Deja vu fashion and computer languages

Today I really could have used a cheat-sheet on regular expressions in ASP 3.0 (a.k.a. "ASP Classic"). For my gentle (non-programmer) reader, all you need to know is that it's a very dated language. Translated: Few want to be so uncool--in front of teh internets an' everybody--as to admit to remembering something soooo 2000 and all.

Yet there's a lot of it loitering about on web servers, simply because it, for so long, ASP was a stable platform. One could upgrade to the next version without fear of having to re-write existing code. Then Microsoft broke that tradition with .NET 1.0. And--as I understand it--broke it again with .NET 2.0.

Understand that the initial cost of rewriting and debugging and testing so much code was, by itself, daunting. Thus, the tendency to hang on to the existing code-base, particularly when there was no guarantee that Microsoft wouldn't pull the same shennigans with the heir to 2.0.

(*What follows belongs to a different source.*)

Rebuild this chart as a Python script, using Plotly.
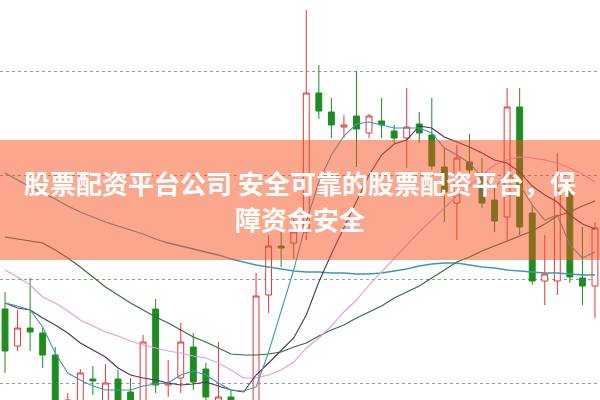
import plotly.graph_objects as go

# Candle data (price level units)
idx = list(range(48))
opens  = [91, 54, 72, 67, 45, -30, -20, 21, -10, 21, 8, -20, 91, 15, 22, 53, 31, -2, 3, -25,
          -20, 105, 154, 157, 168, 307, 288, 273, 284, 267, 279, 269, 262, 276, 265, 233, 197, 238,
          225, 200, 183, 293, 187, 119, 119, 210, 122, 114]
highs  = [108, 90, 122, 72, 53, 7, 31, 34, 36, 30, 22, 65, 101, 40, 77, 67, 37, 58, 10, -3,
          127, 165, 168, 185, 390, 335, 302, 285, 329, 286, 302, 275, 312, 288, 302, 252, 255, 266,
          242, 212, 312, 312, 195, 165, 247, 220, 173, 178]
lows   = [27, 49, 49, 32, -30, -40, -30, 5, -15, -15, -10, -25, 7, 3, 7, 10, -5, -10, -15, -35,
          -30, 87, 133, 141, 160, 281, 262, 262, 233, 262, 262, 257, 232, 257, 230, 178, 160, 225,
          192, 168, 160, 165, 115, 95, 105, 117, 95, 82]
closes = [49, 72, 68, 45, -20, 0, 27, 19, 17, -10, -5, 58, 15, 17, 58, 18, 3, 3, -10, -5,
          104, 154, 152, 168, 307, 289, 275, 275, 271, 284, 275, 262, 273, 267, 234, 208, 242, 230,
          197, 179, 293, 173, 119, 126, 210, 123, 114, 172]

# Moving averages (screen-read, expressed as distance from top -> converted below)
ma5_top = [303, 306, 310, 327, 353, 373, 380, 386, 390, 390, 390, 386, 384, 383, 375, 371, 375, 383, 390, 391,
           387, 352, 310, 270, 222, 182, 155, 136, 124, 122, 125, 128, 128, 128, 133, 148, 155, 163,
           177, 188, 173, 185, 205, 220, 215, 245, 258, 252]
ma10_top = [303, 308, 310, 318, 325, 333, 343, 350, 357, 368, 375, 378, 380, 383, 385, 384, 382, 386, 390, 392,
            375, 363, 350, 338, 315, 282, 254, 228, 201, 175, 155, 144, 140, 126, 128, 137, 142, 147,
            153, 160, 163, 172, 186, 195, 202, 215, 224, 229]
ma20_top = [270, 277, 285, 297, 303, 311, 320, 326, 332, 336, 341, 345, 348, 351, 353, 356, 358, 363, 370, 378,
            378, 375, 370, 362, 348, 338, 326, 312, 300, 285, 272, 258, 245, 232, 220, 208, 196, 186,
            175, 165, 160, 157, 158, 160, 163, 168, 174, 182]
ma30_top = [237, 239, 241, 243, 250, 258, 267, 277, 287, 295, 303, 310, 317, 323, 330, 337, 342, 348, 354, 355,
            355, 354, 352, 347, 343, 336, 330, 325, 318, 312, 306, 298, 292, 286, 278, 270, 262, 257,
            251, 246, 241, 236, 231, 224, 216, 212, 206, 201]
ma60_top = [173, 180, 187, 193, 199, 206, 212, 217, 222, 226, 230, 234, 239, 243, 246, 249, 252, 255, 259, 262,
            265, 267, 269, 271, 272, 272, 273, 273, 274, 274, 273, 271, 269, 266, 264, 263, 263, 265,
            267, 268, 270, 271, 272, 273, 273, 274, 275, 275]

grid_levels = [329, 225, 121, 17]

line1 = "股票配资平台公司 安全可靠的股票配资平台，保"
line2 = "障资金安全"

RED = "#E0383A"
GREEN = "#1F8C22"

def lvl(arr):
    return [400 - v for v in arr]

fig = go.Figure()

ma_specs = [
    (ma60_top, "#3D9BAA", 1.3),
    (ma30_top, "#2F6E34", 1.1),
    (ma20_top, "#E39BE3", 1.1),
    (ma10_top, "#4E3060", 1.1),
    (ma5_top, "#3E9AB5", 1.1),
]
for arr, col, w in ma_specs:
    fig.add_trace(go.Scatter(x=idx, y=lvl(arr), mode="lines",
                             line=dict(color=col, width=w), hoverinfo="skip",
                             showlegend=False))

fig.add_trace(go.Candlestick(
    x=idx, open=opens, high=highs, low=lows, close=closes,
    increasing=dict(line=dict(color=RED, width=1), fillcolor="white"),
    decreasing=dict(line=dict(color=GREEN, width=1), fillcolor=GREEN),
    whiskerwidth=0, showlegend=False, hoverinfo="skip"))

fig.update_layout(
    width=600, height=400,
    margin=dict(l=0, r=0, t=0, b=0),
    paper_bgcolor="white", plot_bgcolor="white",
    showlegend=False, boxgap=0.33,
    xaxis=dict(range=[-0.4, 47.4], visible=False, rangeslider=dict(visible=False),
               showgrid=False, zeroline=False),
    yaxis=dict(range=[0, 400], tickvals=grid_levels, showticklabels=False,
               showgrid=True, gridcolor="#9a9a9a", griddash="dot", gridwidth=1,
               zeroline=False, showline=False, ticks=""),
    shapes=[dict(type="rect", xref="paper", yref="paper", x0=0, x1=1,
                 y0=1 - 260 / 400, y1=1 - 140 / 400,
                 fillcolor="rgba(245,80,30,0.5)", line=dict(width=0), layer="above")],
)

font = dict(family="Noto Sans CJK SC", size=26, color="white", weight=700)
fig.add_annotation(x=0.5, y=1 - 182 / 400, xref="paper", yref="paper", text=line1,
                   showarrow=False, font=font, xanchor="center", yanchor="middle")
fig.add_annotation(x=0.5, y=1 - 218 / 400, xref="paper", yref="paper", text=line2,
                   showarrow=False, font=font, xanchor="center", yanchor="middle")

fig.write_html("out.html", config={"displayModeBar": False},
               post_script="document.body.style.margin='0';document.body.style.overflow='hidden';")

Sadly, while it seems that hardware (e.g. Commodore-64) and applications (i.e. games like Tetris, Pong, Pac-man, Super Mario Bros.) can have a second life via nostalgia, the same doesn't seem to be true of the languages that originally powered them.

That makes me sad. It's not the demise of the language so much as the ignominy that precedes it--and the lack of an honorable memorial. Which, I suppose, exposes the fault line that runs through some--maybe even most?--programmers: Infatuation with the new and shiny on one side vs. respect for craftsmanship on the other.